Gadolinium chelates inhibit intracellular calcium signaling in rat trigeminal ganglion neurons similar to rat dorsal root ganglion neurons, but less effective

Abstract

Objectives: Gadolinium (Gd3+) based MR contrast agents (GBMCA) are manufactured with a chelation process, where organic ligand molecules form a stable complex around Gd3+. The aim of the present study was to investigate the possible impact of free gadolinium and GBMCA in ganglia (trigeminal and dorsal root) neuron cell cultures on intracellular calcium (Ca2+) since these agents could dissociate and lead to the release of toxic Gd3+ ions in metabolic conditions. Methods: Ganglia cells were studied for responses to agents and nonspecific depolarization by high KCl+ in Fura 2 AM loaded neurons by monitoring the changes in [Ca2+]i using a microscopic digital image analysis system. GBMCA and molecular gadolinium doses of 0.1 mmol/kg were prepared with the same pH and temperature and applied to the cells. Results: Application of Gd3+, gadobenate dimeglumine, gadobutrol and gadodiamide to rat ganglia neurons led to significant decreases in basal intracellular calcium levels, while gadoterate meglumine administration did not have a significant impact.
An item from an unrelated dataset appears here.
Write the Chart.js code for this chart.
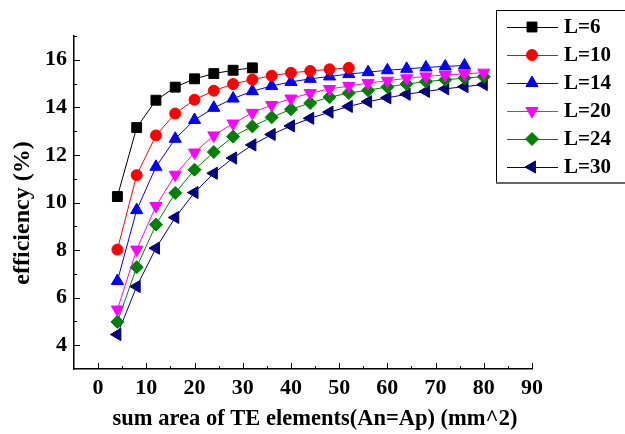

As expected, Gd3+ was more effective when compared tı GBMCA. While the impact was almost full with gadodiamide, Gd3+ and other GBMCAs had irreversible effects at different levels. The impact of gadoterate meglumine was neglectable when compared to Gd3+ and other GBMCAs, although it exhibited slightly gadodiamide-like effects. Conclusions: In conclusion, gadolinium chelates released gadolinium and irreversibly reduced the intracellular calcium levels in identical TG and DRG cells at different levels.